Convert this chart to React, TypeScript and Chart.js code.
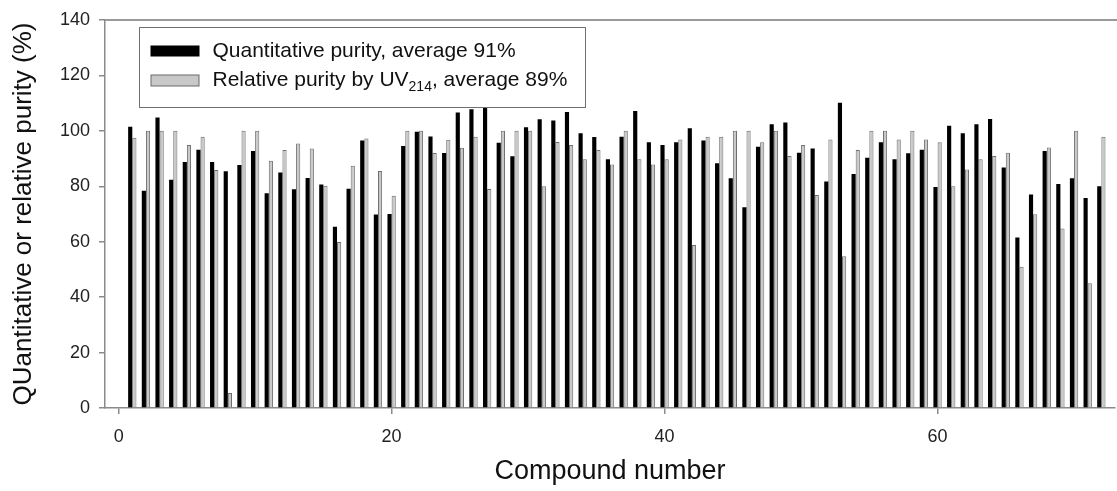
import React, { useEffect, useRef } from "react";
import { Chart, registerables } from "chart.js";

Chart.register(...registerables);

const compounds = [
  1, 2, 3, 4, 5, 6, 7, 8, 9, 10, 11, 12, 13, 14, 15, 16, 17, 18, 19, 20, 21, 22, 23, 24,
  25, 26, 27, 28, 29, 30, 31, 32, 33, 34, 35, 36, 37, 38, 39, 40, 41, 42, 43, 44, 45, 46, 47, 48,
  49, 50, 51, 52, 53, 54, 55, 56, 57, 58, 59, 60, 61, 62, 63, 64, 65, 66, 67, 68, 69, 70, 71, 72,
];

const quantitative = [
  101.5, 78.4, 104.8, 82.4, 88.8, 93.2, 88.8, 85.4, 87.7, 92.7,
  77.5, 85.0, 78.9, 83.0, 80.6, 65.4, 79.1, 96.5, 69.8, 70.0,
  94.5, 99.7, 98.0, 92.0, 106.6, 107.8, 108.7, 95.7, 90.8, 101.3,
  104.2, 103.7, 106.8, 99.1, 97.8, 89.8, 97.9, 107.2, 95.9, 94.9,
  95.9, 100.9, 96.5, 88.3, 82.9, 72.4, 94.3, 102.4, 103.0, 92.1,
  93.6, 81.7, 110.1, 84.4, 90.3, 95.9, 89.8, 91.9, 93.2, 79.7,
  101.8, 99.1, 102.4, 104.3, 86.8, 61.5, 77.0, 92.7, 80.8, 82.9, 75.8, 80.0,
];

const relative = [
  97.5, 100, 100, 100, 94.9, 97.9, 85.9, 5.4, 100, 100,
  89.2, 93.1, 95.4, 93.6, 80.2, 59.9, 87.4, 97.2, 85.5, 76.6,
  100, 100, 92.0, 96.8, 93.9, 97.9, 79.0, 100, 100, 100,
  80.0, 96.0, 94.9, 89.8, 93.1, 87.9, 100, 89.8, 87.9, 89.8,
  96.9, 58.8, 97.9, 97.9, 100, 100, 95.9, 100, 90.9, 94.9,
  76.9, 96.9, 54.8, 93.1, 100, 100, 96.9, 100, 96.9, 95.9,
  80.0, 86.1, 89.8, 90.9, 92.1, 51.0, 69.9, 94.0, 64.8, 100, 45.0, 97.9,
];

const xTickValues = [0, 20, 40, 60];

const legendLine1 = "Quantitative purity, average 91%";
const legendLine2Main = "Relative purity by UV";
const legendLine2Sub = "214";
const legendLine2Rest = ", average 89%";

const xTitle = "Compound number";
const yTitle = "QUantitative or relative purity (%)";

const FONT = "'Liberation Sans', Arial, Helvetica, sans-serif";

const framePlugin = {
  id: "frameAndLegend",
  afterDatasetsDraw(chart: any) {
    const { ctx, chartArea } = chart;
    ctx.save();
    // top frame line
    ctx.strokeStyle = "#9a9a9a";
    ctx.lineWidth = 2;
    ctx.beginPath();
    ctx.moveTo(chartArea.left, chartArea.top);
    ctx.lineTo(chart.width, chartArea.top);
    ctx.stroke();

    // legend box
    const bx = chartArea.left + 34.5;
    const by = chartArea.top + 7.5;
    const bw = 446;
    const bh = 80;
    ctx.fillStyle = "#ffffff";
    ctx.fillRect(bx, by, bw, bh);
    ctx.strokeStyle = "#707070";
    ctx.lineWidth = 1;
    ctx.strokeRect(bx, by, bw, bh);

    // swatches
    ctx.fillStyle = "#000000";
    ctx.fillRect(bx + 11, by + 18, 49, 11);
    ctx.fillStyle = "#c8c8c8";
    ctx.fillRect(bx + 11.5, by + 47.5, 48, 11);
    ctx.strokeStyle = "#6a6a6a";
    ctx.strokeRect(bx + 11.5, by + 47.5, 48, 11);

    // texts
    ctx.fillStyle = "#111111";
    ctx.textBaseline = "middle";
    ctx.textAlign = "left";
    ctx.font = `21px ${FONT}`;
    const tx = bx + 73;
    ctx.fillText(legendLine1, tx, by + 24);
    ctx.fillText(legendLine2Main, tx, by + 53);
    const w = ctx.measureText(legendLine2Main).width;
    ctx.font = `14px ${FONT}`;
    ctx.fillText(legendLine2Sub, tx + w, by + 60);
    const w2 = ctx.measureText(legendLine2Sub).width;
    ctx.font = `21px ${FONT}`;
    ctx.fillText(legendLine2Rest, tx + w + w2, by + 53);
    ctx.restore();
  },
};

export default function App() {
  const canvasRef = useRef<HTMLCanvasElement>(null);

  useEffect(() => {
    if (!canvasRef.current) return;
    const chart = new Chart(canvasRef.current, {
      type: "bar",
      data: {
        datasets: [
          {
            label: legendLine1,
            data: compounds.map((c, i) => ({ x: c, y: quantitative[i] })),
            backgroundColor: "#000000",
            borderColor: "#000000",
            borderWidth: 0,
            categoryPercentage: 0.61,
            barPercentage: 1,
          },
          {
            label: legendLine2Main + legendLine2Sub + legendLine2Rest,
            data: compounds.map((c, i) => ({ x: c, y: relative[i] })),
            backgroundColor: "#c8c8c8",
            borderColor: "#6e6e6e",
            borderWidth: 1,
            categoryPercentage: 0.61,
            barPercentage: 1,
          },
        ],
      },
      options: {
        animation: false,
        responsive: true,
        maintainAspectRatio: false,
        layout: { padding: { top: 20, right: 2, left: 0, bottom: 0 } },
        plugins: {
          legend: { display: false },
          tooltip: { enabled: false },
        },
        scales: {
          x: {
            type: "linear",
            min: -1,
            max: 73,
            offset: false,
            afterBuildTicks: (scale: any) => {
              scale.ticks = xTickValues.map((v) => ({ value: v }));
            },
            afterFit: (scale: any) => {
              scale.height = 83;
            },
            grid: {
              offset: false,
              drawOnChartArea: false,
              drawTicks: true,
              tickLength: 6,
              color: "#8a8a8a",
              lineWidth: 1.5,
            },
            border: { display: true, color: "#8a8a8a", width: 1.5 },
            ticks: {
              padding: 12,
              color: "#222222",
              font: { family: FONT, size: 18 },
              maxRotation: 0,
            },
            title: {
              display: true,
              text: xTitle,
              color: "#111111",
              font: { family: FONT, size: 27 },
              padding: { top: 0, bottom: 3 },
            },
          },
          y: {
            min: 0,
            max: 140,
            afterFit: (scale: any) => {
              scale.width = 105;
            },
            grid: {
              drawOnChartArea: false,
              drawTicks: true,
              tickLength: 6,
              color: "#8a8a8a",
              lineWidth: 1.5,
            },
            border: { display: true, color: "#8a8a8a", width: 1.5 },
            ticks: {
              stepSize: 20,
              padding: 9,
              color: "#222222",
              font: { family: FONT, size: 18 },
            },
            title: {
              display: true,
              text: yTitle,
              color: "#111111",
              font: { family: FONT, size: 26 },
              padding: { top: 8, bottom: 0 },
            },
          },
        },
      },
      plugins: [framePlugin],
    });
    return () => chart.destroy();
  }, []);

  return (
    <div
      style={{
        position: "fixed",
        left: 0,
        top: 0,
        width: 1117,
        height: 491,
        background: "#ffffff",
      }}
    >
      <canvas ref={canvasRef} />
    </div>
  );
}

## Exercise aim
Pictures stay out. Repeat only the lines from the beginning of the data through the line that has "Chart.register(...registerables);".

## Task result
Convert this chart to React, TypeScript and Chart.js code.
import React, { useEffect, useRef } from "react";
import { Chart, registerables } from "chart.js";

Chart.register(...registerables);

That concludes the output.